● Goal
Quote the data exactly, first line to the line containing "import * as d3 from 'd3'", with no pictures.

● Recorded data
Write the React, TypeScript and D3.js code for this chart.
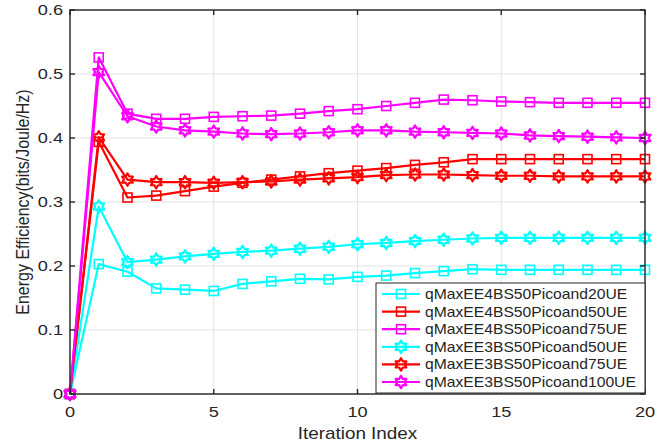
import React, { useEffect, useRef } from 'react'
import * as d3 from 'd3'

// iteration index on the x axis
const iterations = [0, 1, 2, 3, 4, 5, 6, 7, 8, 9, 10, 11, 12, 13, 14, 15, 16, 17, 18, 19, 20]
const xTicks = [0, 5, 10, 15, 20]
const yTicks = [0, 0.1, 0.2, 0.3, 0.4, 0.5, 0.6]

const seriesNames = [
  'qMaxEE4BS50Picoand20UE',
  'qMaxEE4BS50Picoand50UE',
  'qMaxEE4BS50Picoand75UE',
  'qMaxEE3BS50Picoand50UE',
  'qMaxEE3BS50Picoand75UE',
  'qMaxEE3BS50Picoand100UE'
]
const seriesColors = ['#00ffff', '#ff0000', '#ff00ff', '#00ffff', '#ff0000', '#ff00ff']
const seriesMarkers = ['square', 'square', 'square', 'hexagram', 'hexagram', 'hexagram']

const ee4bs20 = [0, 0.203, 0.191, 0.165, 0.163, 0.161, 0.172, 0.176, 0.18, 0.179, 0.183, 0.185, 0.189, 0.192, 0.195, 0.194, 0.194, 0.194, 0.194, 0.194, 0.194]
const ee4bs50 = [0, 0.394, 0.307, 0.31, 0.317, 0.324, 0.33, 0.335, 0.34, 0.345, 0.349, 0.353, 0.358, 0.362, 0.367, 0.367, 0.367, 0.367, 0.367, 0.367, 0.367]
const ee4bs75 = [0, 0.526, 0.438, 0.43, 0.43, 0.433, 0.434, 0.435, 0.438, 0.442, 0.445, 0.45, 0.455, 0.46, 0.459, 0.457, 0.456, 0.455, 0.455, 0.455, 0.455]
const ee3bs50 = [0, 0.293, 0.206, 0.21, 0.215, 0.219, 0.222, 0.224, 0.227, 0.23, 0.234, 0.236, 0.239, 0.241, 0.243, 0.244, 0.244, 0.244, 0.244, 0.244, 0.244]
const ee3bs75 = [0, 0.401, 0.335, 0.331, 0.331, 0.33, 0.331, 0.332, 0.335, 0.337, 0.339, 0.342, 0.343, 0.343, 0.342, 0.341, 0.341, 0.34, 0.34, 0.34, 0.34]
const ee3bs100 = [0, 0.503, 0.434, 0.418, 0.412, 0.41, 0.407, 0.406, 0.407, 0.409, 0.412, 0.412, 0.41, 0.409, 0.408, 0.407, 0.404, 0.403, 0.402, 0.401, 0.4]

const seriesValues = [ee4bs20, ee4bs50, ee4bs75, ee3bs50, ee3bs75, ee3bs100]

const FONT = '"Liberation Sans", Arial, sans-serif'
const TEXT = '#262626'

// six pointed star (matlab 'h' marker)
function hexagram(R: number) {
  const r = R / Math.sqrt(3)
  const pts: [number, number][] = []
  for (let i = 0; i < 12; i++) {
    const a = -Math.PI / 2 + (i * Math.PI) / 6
    const rr = i % 2 === 0 ? R : r
    pts.push([rr * Math.cos(a), rr * Math.sin(a)])
  }
  return 'M' + pts.map((p) => p[0].toFixed(2) + ',' + p[1].toFixed(2)).join('L') + 'Z'
}

function drawMarker(g: any, type: string, x: number, y: number, color: string) {
  if (type === 'square') {
    g.append('rect')
      .attr('x', x - 4.5)
      .attr('y', y - 4.5)
      .attr('width', 9)
      .attr('height', 9)
      .attr('fill', 'none')
      .attr('stroke', color)
      .attr('stroke-width', 1.6)
  } else {
    g.append('path')
      .attr('d', hexagram(6.2))
      .attr('transform', `translate(${x},${y})`)
      .attr('fill', 'none')
      .attr('stroke', color)
      .attr('stroke-width', 2.2)
      .attr('stroke-linejoin', 'round')
  }
}

const App = () => {
  const ref = useRef<SVGSVGElement>(null)

  useEffect(() => {
    const svg = d3.select(ref.current)
    svg.selectAll('*').remove()

    const left = 70
    const right = 645
    const top = 10
    const bottom = 394

    const xScale = d3.scaleLinear().domain([0, 20]).range([left, right])
    const yScale = d3.scaleLinear().domain([0, 0.6]).range([bottom, top])

    svg.append('rect').attr('width', 665).attr('height', 447).attr('fill', '#fff')

    // grid
    const grid = svg.append('g')
    xTicks.forEach((t) => {
      grid.append('line')
        .attr('x1', xScale(t)).attr('x2', xScale(t))
        .attr('y1', top).attr('y2', bottom)
        .attr('stroke', '#e3e3e3').attr('stroke-width', 1)
    })
    yTicks.forEach((t) => {
      grid.append('line')
        .attr('x1', left).attr('x2', right)
        .attr('y1', yScale(t)).attr('y2', yScale(t))
        .attr('stroke', '#e3e3e3').attr('stroke-width', 1)
    })

    // series
    const line = d3
      .line<number>()
      .x((d, i) => xScale(iterations[i]))
      .y((d) => yScale(d))

    seriesValues.forEach((vals, k) => {
      const g = svg.append('g')
      g.append('path')
        .datum(vals)
        .attr('d', line)
        .attr('fill', 'none')
        .attr('stroke', seriesColors[k])
        .attr('stroke-width', 2.2)
        .attr('stroke-linejoin', 'round')
      vals.forEach((v, i) => {
        drawMarker(g, seriesMarkers[k], xScale(iterations[i]), yScale(v), seriesColors[k])
      })
    })

    // axes box + inward ticks
    const ax = svg.append('g').attr('stroke', TEXT).attr('stroke-width', 1.4)
    ax.append('rect')
      .attr('x', left).attr('y', top)
      .attr('width', right - left).attr('height', bottom - top)
      .attr('fill', 'none')
    xTicks.forEach((t) => {
      ax.append('line').attr('x1', xScale(t)).attr('x2', xScale(t)).attr('y1', bottom).attr('y2', bottom - 5)
      ax.append('line').attr('x1', xScale(t)).attr('x2', xScale(t)).attr('y1', top).attr('y2', top + 5)
    })
    yTicks.forEach((t) => {
      ax.append('line').attr('x1', left).attr('x2', left + 5).attr('y1', yScale(t)).attr('y2', yScale(t))
      ax.append('line').attr('x1', right).attr('x2', right - 5).attr('y1', yScale(t)).attr('y2', yScale(t))
    })

    // tick labels
    xTicks.forEach((t) => {
      svg.append('text')
        .attr('transform', `translate(${xScale(t)},416.5) scale(1.3,1)`)
        .attr('text-anchor', 'middle')
        .attr('font-family', FONT).attr('font-size', 14).attr('fill', TEXT)
        .text(d3.format('d')(t))
    })
    yTicks.forEach((t) => {
      svg.append('text')
        .attr('transform', `translate(63,${yScale(t) + 5}) scale(1.3,1)`)
        .attr('text-anchor', 'end')
        .attr('font-family', FONT).attr('font-size', 14).attr('fill', TEXT)
        .text(t === 0 ? '0' : d3.format('.1f')(t))
    })

    // axis titles
    svg.append('text')
      .attr('transform', `translate(${(left + right) / 2},439) scale(1.18,1)`)
      .attr('text-anchor', 'middle')
      .attr('font-family', FONT).attr('font-size', 16).attr('fill', TEXT)
      .text('Iteration Index')
    svg.append('text')
      .attr('transform', `translate(29,${(top + bottom) / 2}) scale(1.18,1) rotate(-90)`)
      .attr('text-anchor', 'middle')
      .attr('font-family', FONT).attr('font-size', 16).attr('fill', TEXT)
      .text('Energy Efficiency(bits/Joule/Hz)')

    // legend
    const lg = svg.append('g')
    lg.append('rect')
      .attr('x', 376).attr('y', 283)
      .attr('width', 269).attr('height', 110)
      .attr('fill', '#fff').attr('stroke', TEXT).attr('stroke-width', 1)
    seriesNames.forEach((name, k) => {
      const cy = 294 + k * 17.6
      lg.append('line')
        .attr('x1', 382).attr('x2', 420).attr('y1', cy).attr('y2', cy)
        .attr('stroke', seriesColors[k]).attr('stroke-width', 2.2)
      drawMarker(lg, seriesMarkers[k], 401, cy, seriesColors[k])
      lg.append('text')
        .attr('transform', `translate(425,${cy + 5}) scale(1.12,1)`)
        .attr('font-family', FONT).attr('font-size', 14).attr('fill', TEXT)
        .text(name)
    })
  }, [])

  return (
    <svg
      ref={ref}
      width={665}
      height={447}
      style={{ position: 'absolute', left: 0, top: 0 }}
    />
  )
}

export default App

● Complete answer
Write the React, TypeScript and D3.js code for this chart.
import React, { useEffect, useRef } from 'react'
import * as d3 from 'd3'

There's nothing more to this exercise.